小出:で、最初5、6曲をバンドで作って、玉井さんにそれを聴いてもらって。その時の曲の中に、もうこの「それって、for 誰?」 part.1はありましたね。

――この曲はどんな風にできていったんですか?

玉井:最初、キャッチコピーみたいな言葉をいっぱいもらったんですよ。

小出:これは岡村靖幸さんと「愛はおしゃれじゃない」を作った時の手法と同じで。あの時もたくさんのキャッチコピーを作って岡村さんに「どれがいいですか?」って選んでもらったんですけれど、それと同じようにたくさんの言葉を書いて玉井さんに聞いたら「それって、for 誰?」ってやばいね!って。

玉井:この言葉はこの数年聞いた中で一番のコピーだ、と。「間違いない、この時点で勝った」という話をして。僕からすると、小出祐介、Base Ball Bearが言う「それって、for 誰?」がいいと思ったんですよね。その時点で素晴らしかった。とはいえ、えぐるからにはちゃんと練られたものがあったほうがいい。

――この曲は、相当、批評性の高い歌詞ですよね。

小出:最初のデモ段階の「それって、for 誰?」 part.1は、本当にただの悪口だったんですよ。最初は単なるSNSに対しての愚痴みたいなもんだったんですよ。なんで炎上するようなことを言うのか、なんで炎上させるのか、とか。でも、「それって、for 誰?」っていうワードを玉井さんが面白いって言ってくれたのがきっかけで、そのことに対しての自分のムカつきをちゃんと分析していったんです。そこから「じゃあなんで俺はこれを言いたいんだろう」ということを考えていった。SNSもそうだし、自分が音楽をやってることもそうだし、そもそも表現って「for 誰?」なんだろうって思ったんです。

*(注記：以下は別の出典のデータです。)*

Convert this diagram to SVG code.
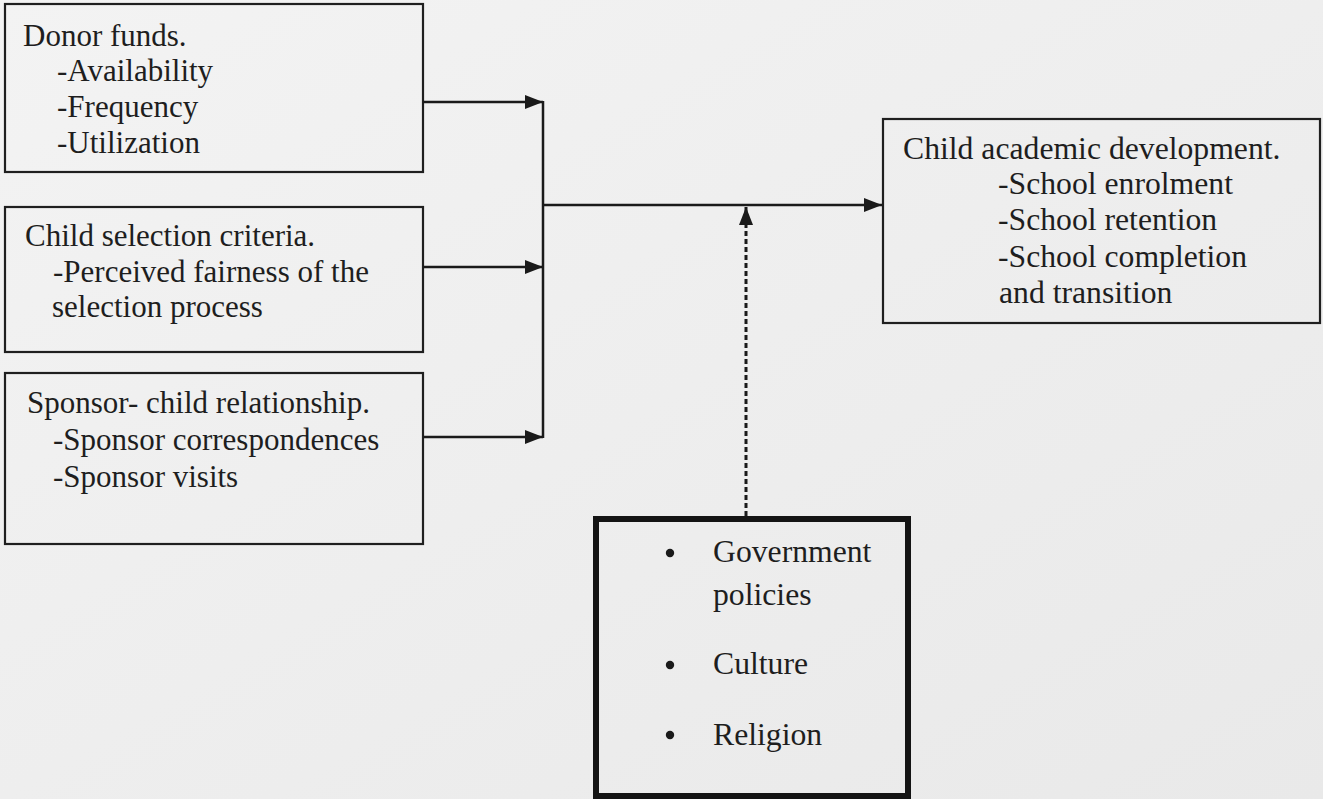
<svg xmlns="http://www.w3.org/2000/svg" width="1323" height="799" viewBox="0 0 1323 799">
  <defs>
    <marker id="ah" markerUnits="userSpaceOnUse" markerWidth="18" markerHeight="14" refX="18" refY="7" orient="auto">
      <path d="M0,0 L18,7 L0,14 z" fill="#1a1a1a"/>
    </marker>
    <linearGradient id="bg" x1="0" y1="0" x2="1" y2="1">
      <stop offset="0" stop-color="#f3f3f3"/>
      <stop offset="1" stop-color="#e9e9e9"/>
    </linearGradient>
  </defs>
  <style>
    .box { fill: none; stroke: #1f1f1f; stroke-width: 2.2; }
    .thick { fill: none; stroke: #141414; stroke-width: 6; }
    .t { font-family: "Liberation Serif", "Times New Roman", serif; font-size: 31px; fill: #1e1e1e; }
    .t2 { font-family: "Liberation Serif", "Times New Roman", serif; font-size: 31.7px; fill: #1e1e1e; }
    .ln { fill: none; stroke: #1a1a1a; stroke-width: 2.5; }
    .dash { fill: none; stroke: #1a1a1a; stroke-width: 3; stroke-dasharray: 5 3; }
  </style>
  <rect x="0" y="0" width="1323" height="799" fill="url(#bg)"/>

  <g id="donor-funds">
    <rect class="box" x="5" y="4" width="418" height="168"/>
    <text class="t" x="23" y="46">Donor funds.</text>
    <text class="t" x="57" y="81">-Availability</text>
    <text class="t" x="57" y="117">-Frequency</text>
    <text class="t" x="57" y="153">-Utilization</text>
  </g>

  <g id="child-selection">
    <rect class="box" x="5" y="207" width="418" height="145"/>
    <text class="t" x="25" y="246">Child selection criteria.</text>
    <text class="t" x="53" y="282">-Perceived fairness of the</text>
    <text class="t" x="52" y="317">selection process</text>
  </g>

  <g id="sponsor-child">
    <rect class="box" x="5" y="373" width="418" height="171"/>
    <text class="t" x="27" y="413">Sponsor- child relationship.</text>
    <text class="t" x="53" y="450">-Sponsor correspondences</text>
    <text class="t" x="53" y="487">-Sponsor visits</text>
  </g>

  <g id="academic-development">
    <rect class="box" x="883" y="119" width="437" height="204"/>
    <text class="t2" x="903" y="159">Child academic development.</text>
    <text class="t2" x="998" y="194">-School enrolment</text>
    <text class="t2" x="998" y="230">-School retention</text>
    <text class="t2" x="998" y="267">-School completion</text>
    <text class="t2" x="999" y="303">and transition</text>
  </g>

  <g id="moderators">
    <rect class="thick" x="596" y="519" width="312" height="277"/>
    <circle cx="670" cy="553" r="4.2" fill="#1a1a1a"/>
    <circle cx="670" cy="665" r="4.2" fill="#1a1a1a"/>
    <circle cx="670" cy="735" r="4.2" fill="#1a1a1a"/>
    <text class="t2" x="713" y="562">Government</text>
    <text class="t2" x="713" y="605">policies</text>
    <text class="t2" x="713" y="674">Culture</text>
    <text class="t2" x="713" y="745">Religion</text>
  </g>

  <g id="connectors">
    <path class="ln" d="M423,102 H543" marker-end="url(#ah)"/>
    <path class="ln" d="M423,267 H543" marker-end="url(#ah)"/>
    <path class="ln" d="M423,437 H543" marker-end="url(#ah)"/>
    <path class="ln" d="M543,101 V438"/>
    <path class="ln" d="M543,205 H882" marker-end="url(#ah)"/>
    <path class="dash" d="M746,516 V207" marker-end="url(#ah)"/>
  </g>
</svg>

「そもそもなんで僕らは表現するのだろう?」っていう。

――<体操着みたいなEvery one><ドッチータッチーな状況>とか、なかなかポップスの歌詞には使われない言葉を使っていますよね。

小出:そこが最初のAメロで、そこからBメロ、サビ、1番、2番とトスを上げていって、最後にちゃんとスパイクを決めるような歌詞にしようと思ったんですよ。そのためのフレーズが必要で、そこに悩んでいて。でも最後のサビ前の<垢がうんとついてる僕たちのうっせぇ!しかない日々こそ>という一行が書けたことが決め手になった。ここはダブルミーニングになってるんですけれど。

――どういうダブルミーニングなんですか?

小出:その前で、手の平の上のSNS上の世界と、今目の前にある現実と、どっちが本当の世界なんだと思います?っていうことを歌ってるわけなんですよ。この過渡期の中で感じている違和感を歌にしたいという曲なんで。で<垢がうんとついてる>っていうのは、手垢にまみれた僕らの泥臭い毎日というのと、アカウントがついてるSNS上の世界という、その両方があるという。そういうダブルミーニングになっているんですね。

――なるほど。相当に構造フェチだ(笑)。

小出:サビの最後では<こういうこと言っちゃってるこの曲こそfor誰?>って言ってますしね。完全にメタ視線なんですけれど。